Development of High-Linearity CMOS RF Front-End Technology for Automotive Collision Avoidance Radar

Abstract

In recent issues, an RFIC is being more popular due to stability, compactness, and small dimension. Especially, an RF circuit in the mm-wave band is convenient to design it from the spectrum regulations and technology availability. Transceiver design in CMOS technologies is always a matter of challenges to get higher performance. The demand of RF frontends increases which should be firmly incorporated with analog, digital, and mixed signal hardware. However, the reliability of the incorporated RF frontend receiver keeps on involving significant concern and impressive research. In this thesis, we propose a new approach of design and performance analysis of an RF frontend receiver. It consists of a differential low noise amplifier (LNA) and, a down-conversion mixer for automotive collision avoidance radar application.
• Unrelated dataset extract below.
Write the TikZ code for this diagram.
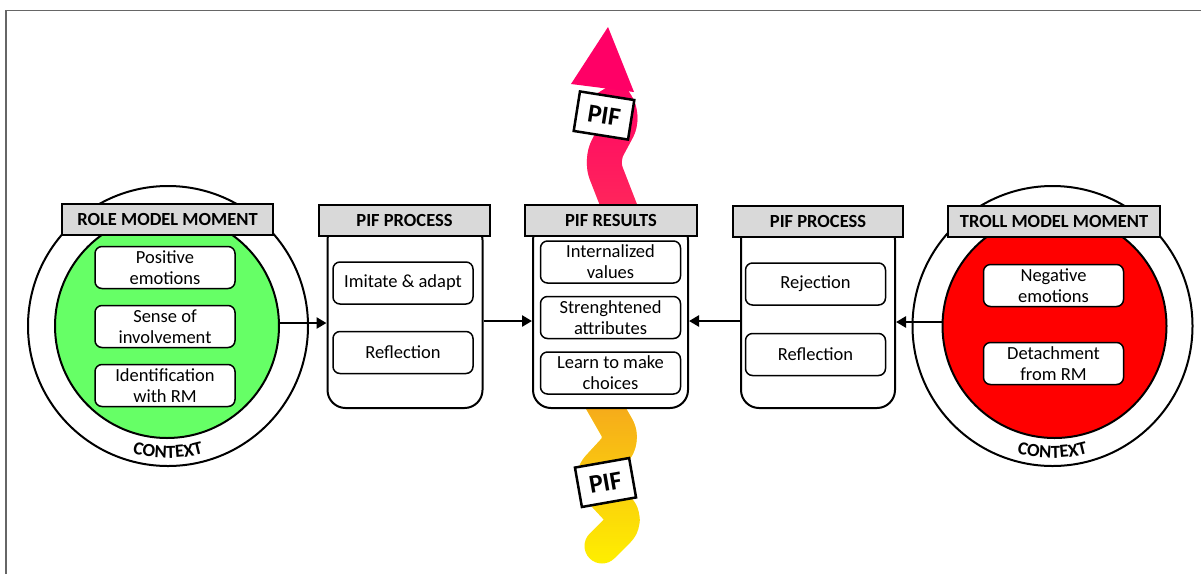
\documentclass[tikz,border=0pt]{standalone}
\usepackage{fontspec}
\setmainfont{Carlito}
\usepackage{xcolor}
\usepackage{tikz}
\usetikzlibrary{shapes, positioning, calc, arrows.meta, decorations.text, fadings}
\definecolor{rmgreen}{HTML}{66FF66}
\definecolor{tmred}{HTML}{FF0000}
\definecolor{headgray}{HTML}{D9D9D9}
\definecolor{pifpink}{HTML}{FF0066}
\definecolor{pifrose}{HTML}{FF2D5A}
\definecolor{piforange}{HTML}{F5A020}
\definecolor{pifyellow}{HTML}{FFF000}
\definecolor{framegray}{HTML}{666666}
\tikzfading[name=fadedown, top color=transparent!0, bottom color=transparent!100]

\begin{document}
\begin{tikzpicture}[
    x = 1pt, y = -1pt, > = {Triangle[length=10pt, width=11pt]},
    context/.style = {circle, draw, line width = 2pt, fill = white, inner sep = 0pt, minimum size = 280pt},
    core/.style = {circle, draw, line width = 2pt, inner sep = 0pt, minimum size = 224pt},
    header/.style = {rectangle, draw, line width = 2pt, fill = headgray, inner sep = 0pt, minimum height = 31pt, font = \bfseries\fontsize{18.5}{21}\selectfont},
    column/.style = {rectangle, draw, line width = 2pt, fill = white, rounded corners = 18pt, inner sep = 0pt, minimum width = 155pt, minimum height = 186pt},
    item/.style = {rectangle, draw, line width = 1.5pt, fill = white, rounded corners = 7pt, inner sep = 0pt, minimum width = 140pt, minimum height = 42pt, align = center, font = \fontsize{18.5}{21}\selectfont},
    flow/.style = {->, line width = 2.5pt},
    wave/.style = {line width = 35pt, line join = round, rounded corners = 14pt},
    tag/.style = {rectangle, draw, line width = 2.5pt, fill = white, inner sep = 0pt, minimum width = 55pt, minimum height = 40pt, font = \bfseries\fontsize{26}{26}\selectfont},
    ]

    \useasboundingbox (0,0) rectangle (1201,574);
    \draw [framegray, line width = 1.5pt] (6,574) -- (6,10.5) -- (1201,10.5);

    % PIF ribbons, drawn first so the columns cover their ends
    \coordinate (up_a) at (622,214);
    \coordinate (up_b) at (601,160);
    \coordinate (up_c) at (624,117);
    \coordinate (up_d) at (606,88);
    \draw [wave, pifrose] (up_a) -- (up_b) -- (up_c) -- (up_d);
    \draw [wave, pifpink, path fading = fadedown] (up_a) -- (up_b) -- (up_c) -- (up_d);
    \fill [pifpink] (571,84) -- (608,27) -- (634,92) -- cycle;

    \coordinate (down_a) at (600,398);
    \coordinate (down_b) at (624,440);
    \coordinate (down_c) at (589,478);
    \coordinate (down_d) at (628,520);
    \coordinate (down_e) at (602,546);
    \draw [wave, pifyellow, line cap = round] (down_a) -- (down_b) -- (down_c) -- (down_d) -- (down_e);
    \draw [wave, piforange, line cap = round, path fading = fadedown] (down_a) -- (down_b) -- (down_c) -- (down_d) -- (down_e);

    % role model moment
    \node [context] (rm_ctx) at (168,326) {};
    \node [core, fill = rmgreen] (rm_core) at (167,326) {};
    \node [header, minimum width = 211pt] (rm_head) at (167.5,219.5) {ROLE MODEL MOMENT};
    \node [item] (rm_pos) at (165,267.5) {Positive\\emotions};
    \node [item] (rm_inv) [below = 15.5pt of rm_pos] {Sense of\\involvement};
    \node [item] (rm_ide) [below = 15.5pt of rm_inv] {Identification\\with RM};

    % PIF process (left)
    \node [column] (pp_in) at (405,315) {};
    \node [header, minimum width = 171pt] (pp_in_head) at (404.5,220) {PIF PROCESS};
    \node [item] (pp_imi) at (403,283) {Imitate \& adapt};
    \node [item] (pp_ref) [below = 26pt of pp_imi] {Reflection};

    % PIF results
    \node [column] (res) at (610.5,315) {};
    \node [header, minimum width = 172pt] (res_head) at (611,220) {PIF RESULTS};
    \node [item] (res_val) at (610.5,262) {Internalized\\values};
    \node [item] (res_att) [below = 12pt of res_val] {Strenghtened\\attributes};
    \node [item] (res_cho) [below = 12pt of res_att] {Learn to make\\choices};

    % PIF process (right)
    \node [column, minimum width = 154pt] (pp_out) at (818,315) {};
    \node [header, minimum width = 170pt] (pp_out_head) at (818,221) {PIF PROCESS};
    \node [item] (pp_rej) at (815.5,284) {Rejection};
    \node [item] (pp_ref2) [below = 27pt of pp_rej] {Reflection};

    % troll model moment
    \node [context] (tm_ctx) at (1052.5,326) {};
    \node [core, fill = tmred] (tm_core) at (1054.5,326) {};
    \node [header, minimum width = 212pt] (tm_head) at (1054,221) {TROLL MODEL MOMENT};
    \node [item] (tm_neg) at (1053.5,285.5) {Negative\\emotions};
    \node [item] (tm_det) [below = 34.5pt of tm_neg] {Detachment\\from RM};

    % context labels
    \path [decorate, decoration = {text along path, text align = center, text = {|\bfseries\fontsize{18.5}{18.5}\selectfont|CONTEXT}}] ([shift = {(230:132pt)}]rm_ctx.center) arc [start angle = 230, end angle = 310, radius = 132pt];
    \path [decorate, decoration = {text along path, text align = center, text = {|\bfseries\fontsize{18.5}{18.5}\selectfont|CONTEXT}}] ([shift = {(230:132pt)}]tm_ctx.center) arc [start angle = 230, end angle = 310, radius = 132pt];

    % arrows
    \draw [flow] ([yshift = 3pt]rm_core.east) -- ([yshift = 3pt]rm_core.east -| pp_in.west);
    \draw [flow] ([yshift = -6pt]pp_in.east) -- ([yshift = -6pt]res.west);
    \draw [flow] ([yshift = -6pt]pp_out.west) -- ([yshift = -6pt]res.east);
    \draw [flow] ([yshift = 4pt]tm_core.west) -- ([yshift = 4pt]tm_core.west -| pp_out.east);

    % PIF tags on the ribbons
    \node [tag, rotate = -9] (pif_up) at (604,115.5) {PIF};
    \node [tag, rotate = 10] (pif_down) at (605.5,482.5) {PIF};
\end{tikzpicture}
\end{document}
The LNA and mixer is designed and implemented using 65nm RF CMOS technology with the supply voltage of 1.5V at 24GHz. The LNA is designed with cascode inductive source degeneration technique. The bias offset method is adopted in mixer design to boost its conversion gain and to reduce power consumption. This RF frontend receiver is improved by features with a trade-off between linearity and gain. The work is performed on Cadence Virtuoso design and simulation platform. The proposed frontend showed very high third-order input intercept point (IIP3) of 4.3dBm to verify excellent linearity. The circuit also showed high conversion gain of 28.1dB, low noise figure of 3.66dB, and a very low power consumption of 6.03mW. This frontend showed a small die area of 0.80×1.2mm2 and 0.32×0.89mm2 with and without pads, and input and output return losses of -28.5dB and -28dB, respectively.